_Problem statement_: Check each line for the string "this". Give only the count of lines that have it.

_Provided material_:
[start]

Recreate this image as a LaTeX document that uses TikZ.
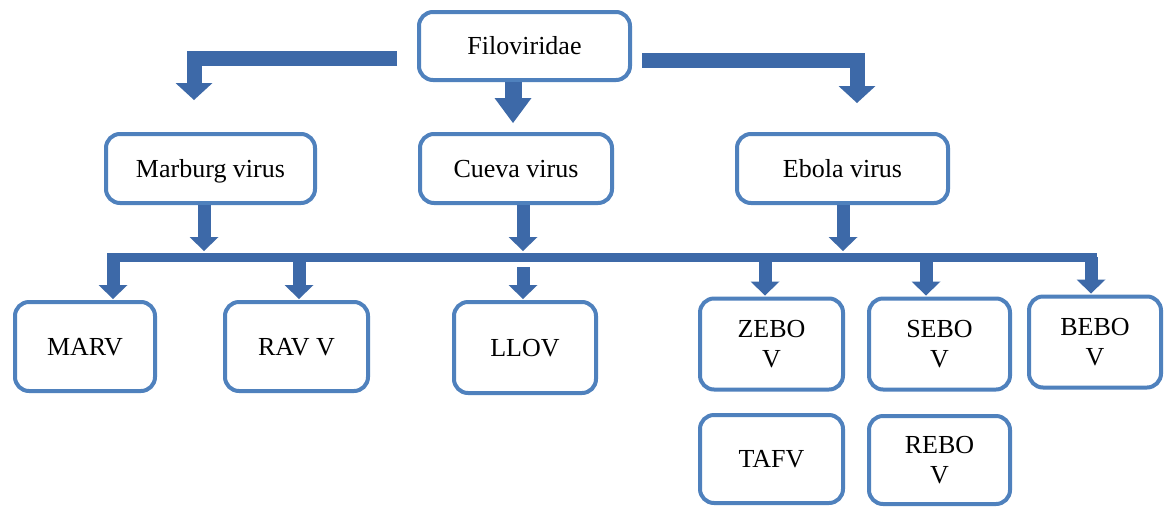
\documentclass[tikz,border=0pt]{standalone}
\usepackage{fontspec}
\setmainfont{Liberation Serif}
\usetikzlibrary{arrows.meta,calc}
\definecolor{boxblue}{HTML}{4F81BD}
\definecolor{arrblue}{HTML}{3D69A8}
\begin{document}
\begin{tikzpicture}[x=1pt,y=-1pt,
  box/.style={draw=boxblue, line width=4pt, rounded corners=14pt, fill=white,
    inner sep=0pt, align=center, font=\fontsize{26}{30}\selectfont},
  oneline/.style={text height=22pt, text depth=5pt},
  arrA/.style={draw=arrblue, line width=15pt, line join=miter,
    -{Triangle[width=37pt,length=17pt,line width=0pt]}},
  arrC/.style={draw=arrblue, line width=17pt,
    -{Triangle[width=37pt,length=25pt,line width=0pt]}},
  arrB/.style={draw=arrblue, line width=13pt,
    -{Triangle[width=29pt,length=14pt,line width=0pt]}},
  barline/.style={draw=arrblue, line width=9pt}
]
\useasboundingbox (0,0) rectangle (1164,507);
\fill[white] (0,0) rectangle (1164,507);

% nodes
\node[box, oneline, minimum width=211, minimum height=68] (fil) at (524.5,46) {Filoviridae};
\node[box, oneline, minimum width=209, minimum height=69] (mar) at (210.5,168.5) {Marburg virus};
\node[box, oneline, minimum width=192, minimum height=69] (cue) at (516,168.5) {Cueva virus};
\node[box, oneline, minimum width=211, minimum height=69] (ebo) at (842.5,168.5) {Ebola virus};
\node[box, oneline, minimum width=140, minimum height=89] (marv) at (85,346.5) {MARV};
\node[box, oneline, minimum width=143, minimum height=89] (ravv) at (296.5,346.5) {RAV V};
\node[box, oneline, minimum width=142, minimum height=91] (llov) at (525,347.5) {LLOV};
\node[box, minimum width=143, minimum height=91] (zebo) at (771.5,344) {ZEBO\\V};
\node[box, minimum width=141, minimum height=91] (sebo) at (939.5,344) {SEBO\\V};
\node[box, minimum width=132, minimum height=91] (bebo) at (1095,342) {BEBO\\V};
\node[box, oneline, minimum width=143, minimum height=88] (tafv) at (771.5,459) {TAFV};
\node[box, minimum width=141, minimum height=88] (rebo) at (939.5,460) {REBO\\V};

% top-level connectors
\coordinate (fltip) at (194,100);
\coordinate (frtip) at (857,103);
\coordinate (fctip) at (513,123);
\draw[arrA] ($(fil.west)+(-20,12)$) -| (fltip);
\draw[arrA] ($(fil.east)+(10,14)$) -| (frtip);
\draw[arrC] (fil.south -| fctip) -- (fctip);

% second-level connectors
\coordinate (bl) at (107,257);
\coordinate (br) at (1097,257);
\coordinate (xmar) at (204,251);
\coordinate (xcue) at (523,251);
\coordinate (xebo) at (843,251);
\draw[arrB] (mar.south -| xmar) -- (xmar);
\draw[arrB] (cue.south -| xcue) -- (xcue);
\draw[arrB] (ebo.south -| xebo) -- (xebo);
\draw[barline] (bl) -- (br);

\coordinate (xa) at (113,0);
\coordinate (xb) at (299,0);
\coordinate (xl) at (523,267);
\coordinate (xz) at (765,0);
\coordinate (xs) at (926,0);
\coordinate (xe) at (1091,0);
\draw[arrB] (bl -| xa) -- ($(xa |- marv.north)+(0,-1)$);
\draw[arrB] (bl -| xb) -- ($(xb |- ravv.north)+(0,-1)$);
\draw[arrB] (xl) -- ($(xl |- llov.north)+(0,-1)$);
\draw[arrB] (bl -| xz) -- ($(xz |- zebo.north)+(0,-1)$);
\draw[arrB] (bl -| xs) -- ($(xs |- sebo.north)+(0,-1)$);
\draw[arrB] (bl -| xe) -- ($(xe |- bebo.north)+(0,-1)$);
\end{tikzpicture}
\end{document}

[end]
[start]

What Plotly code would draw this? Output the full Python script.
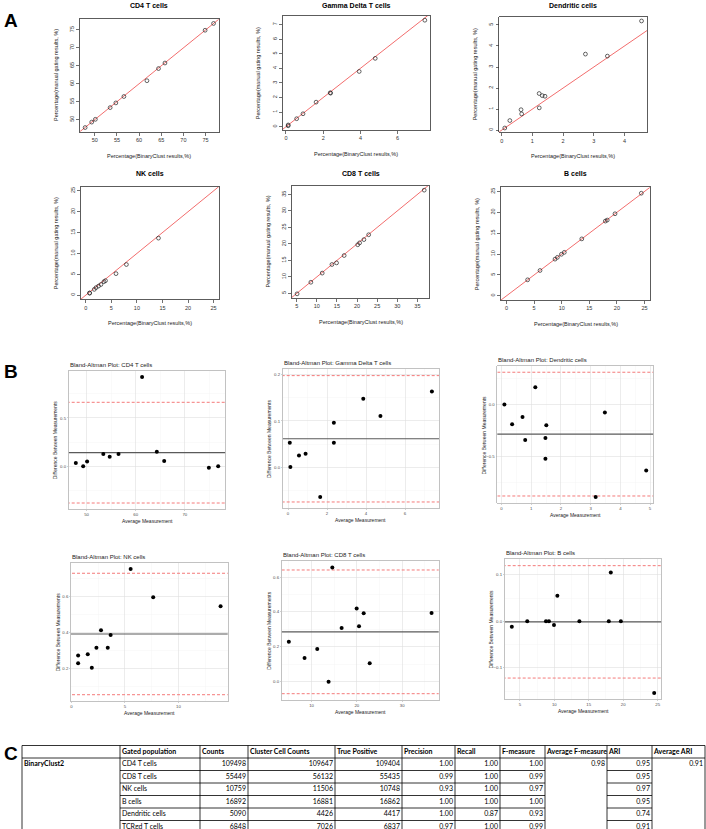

[end]
[start]

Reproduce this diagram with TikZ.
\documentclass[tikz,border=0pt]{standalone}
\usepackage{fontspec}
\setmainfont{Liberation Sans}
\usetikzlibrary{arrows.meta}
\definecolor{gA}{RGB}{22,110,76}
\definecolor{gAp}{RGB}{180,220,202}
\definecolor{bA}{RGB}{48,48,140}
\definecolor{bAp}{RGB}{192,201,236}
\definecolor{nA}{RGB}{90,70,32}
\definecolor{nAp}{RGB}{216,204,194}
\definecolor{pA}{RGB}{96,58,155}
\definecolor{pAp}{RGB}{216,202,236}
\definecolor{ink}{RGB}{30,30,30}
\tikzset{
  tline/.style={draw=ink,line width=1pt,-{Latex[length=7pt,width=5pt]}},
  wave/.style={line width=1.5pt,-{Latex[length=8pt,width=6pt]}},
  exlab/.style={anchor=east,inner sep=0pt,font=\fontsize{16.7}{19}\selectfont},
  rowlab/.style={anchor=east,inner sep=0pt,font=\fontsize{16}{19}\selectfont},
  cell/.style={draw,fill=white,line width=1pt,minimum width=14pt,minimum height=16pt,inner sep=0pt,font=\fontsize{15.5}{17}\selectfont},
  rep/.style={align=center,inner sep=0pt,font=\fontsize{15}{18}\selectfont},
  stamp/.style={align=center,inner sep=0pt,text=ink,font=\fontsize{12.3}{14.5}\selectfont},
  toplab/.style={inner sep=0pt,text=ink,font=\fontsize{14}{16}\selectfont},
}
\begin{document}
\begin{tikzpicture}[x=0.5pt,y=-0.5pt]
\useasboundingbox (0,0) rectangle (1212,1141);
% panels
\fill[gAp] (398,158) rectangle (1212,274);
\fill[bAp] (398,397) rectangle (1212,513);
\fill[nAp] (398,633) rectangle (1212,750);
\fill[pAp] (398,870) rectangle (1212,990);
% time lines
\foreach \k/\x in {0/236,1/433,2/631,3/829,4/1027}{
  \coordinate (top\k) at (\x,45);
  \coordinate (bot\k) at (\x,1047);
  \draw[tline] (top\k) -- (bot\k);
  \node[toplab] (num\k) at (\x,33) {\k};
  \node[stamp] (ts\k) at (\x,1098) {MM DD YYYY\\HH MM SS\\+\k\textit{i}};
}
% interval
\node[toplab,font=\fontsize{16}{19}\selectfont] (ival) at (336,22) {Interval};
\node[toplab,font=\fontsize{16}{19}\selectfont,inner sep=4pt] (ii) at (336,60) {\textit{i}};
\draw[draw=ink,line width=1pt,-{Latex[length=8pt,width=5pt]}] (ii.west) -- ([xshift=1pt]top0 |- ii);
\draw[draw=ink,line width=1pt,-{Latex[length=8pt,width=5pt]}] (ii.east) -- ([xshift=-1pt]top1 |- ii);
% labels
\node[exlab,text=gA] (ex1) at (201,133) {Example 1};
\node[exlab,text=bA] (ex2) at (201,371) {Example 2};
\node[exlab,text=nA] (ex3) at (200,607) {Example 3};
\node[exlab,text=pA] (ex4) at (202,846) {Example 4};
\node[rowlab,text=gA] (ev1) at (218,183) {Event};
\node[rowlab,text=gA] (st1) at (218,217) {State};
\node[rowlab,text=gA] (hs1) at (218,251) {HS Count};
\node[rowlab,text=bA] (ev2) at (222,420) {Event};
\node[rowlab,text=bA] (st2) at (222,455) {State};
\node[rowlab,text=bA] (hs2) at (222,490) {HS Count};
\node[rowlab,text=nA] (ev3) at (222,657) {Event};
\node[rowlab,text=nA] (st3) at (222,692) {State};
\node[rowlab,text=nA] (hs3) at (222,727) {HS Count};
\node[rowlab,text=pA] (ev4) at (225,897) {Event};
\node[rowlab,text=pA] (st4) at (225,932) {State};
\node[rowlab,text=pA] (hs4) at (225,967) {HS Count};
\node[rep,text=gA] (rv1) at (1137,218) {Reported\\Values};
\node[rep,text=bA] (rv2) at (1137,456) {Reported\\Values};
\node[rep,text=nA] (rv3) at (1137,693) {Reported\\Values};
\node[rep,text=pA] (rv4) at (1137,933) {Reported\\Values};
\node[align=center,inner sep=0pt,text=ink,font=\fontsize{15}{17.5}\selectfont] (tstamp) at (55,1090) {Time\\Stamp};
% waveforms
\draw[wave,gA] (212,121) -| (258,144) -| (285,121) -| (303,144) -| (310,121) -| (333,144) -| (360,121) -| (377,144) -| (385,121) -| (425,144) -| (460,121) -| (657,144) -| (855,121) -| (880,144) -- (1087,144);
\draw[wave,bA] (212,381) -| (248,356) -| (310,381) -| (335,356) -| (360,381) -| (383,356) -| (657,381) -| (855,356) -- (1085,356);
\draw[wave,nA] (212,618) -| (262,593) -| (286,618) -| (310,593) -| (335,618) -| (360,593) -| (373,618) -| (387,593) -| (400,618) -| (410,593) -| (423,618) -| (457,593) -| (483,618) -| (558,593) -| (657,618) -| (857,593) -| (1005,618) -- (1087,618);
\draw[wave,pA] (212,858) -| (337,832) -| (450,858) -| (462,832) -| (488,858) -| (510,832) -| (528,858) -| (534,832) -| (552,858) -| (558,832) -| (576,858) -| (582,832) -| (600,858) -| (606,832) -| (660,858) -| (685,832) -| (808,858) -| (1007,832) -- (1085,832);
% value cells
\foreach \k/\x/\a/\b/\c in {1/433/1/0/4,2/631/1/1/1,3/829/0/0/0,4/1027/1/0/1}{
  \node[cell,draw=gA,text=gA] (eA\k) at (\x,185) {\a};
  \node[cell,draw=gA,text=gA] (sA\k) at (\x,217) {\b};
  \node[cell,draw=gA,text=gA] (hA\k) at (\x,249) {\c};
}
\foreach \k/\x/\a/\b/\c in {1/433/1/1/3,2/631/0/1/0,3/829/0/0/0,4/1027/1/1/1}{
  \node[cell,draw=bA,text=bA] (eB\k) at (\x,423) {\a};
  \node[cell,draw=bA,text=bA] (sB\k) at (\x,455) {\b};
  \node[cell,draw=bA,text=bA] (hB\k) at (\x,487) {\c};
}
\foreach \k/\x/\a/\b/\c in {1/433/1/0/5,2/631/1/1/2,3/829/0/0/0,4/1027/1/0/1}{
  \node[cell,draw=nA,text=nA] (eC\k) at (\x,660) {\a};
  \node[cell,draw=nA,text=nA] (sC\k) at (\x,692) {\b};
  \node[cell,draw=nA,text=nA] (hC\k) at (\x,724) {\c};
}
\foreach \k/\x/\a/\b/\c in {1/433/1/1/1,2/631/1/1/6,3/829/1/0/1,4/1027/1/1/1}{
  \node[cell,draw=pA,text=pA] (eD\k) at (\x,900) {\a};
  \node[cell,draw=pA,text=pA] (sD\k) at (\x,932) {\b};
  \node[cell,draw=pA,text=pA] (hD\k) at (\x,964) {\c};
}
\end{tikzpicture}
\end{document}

[end]

_Result of the exercise_: 3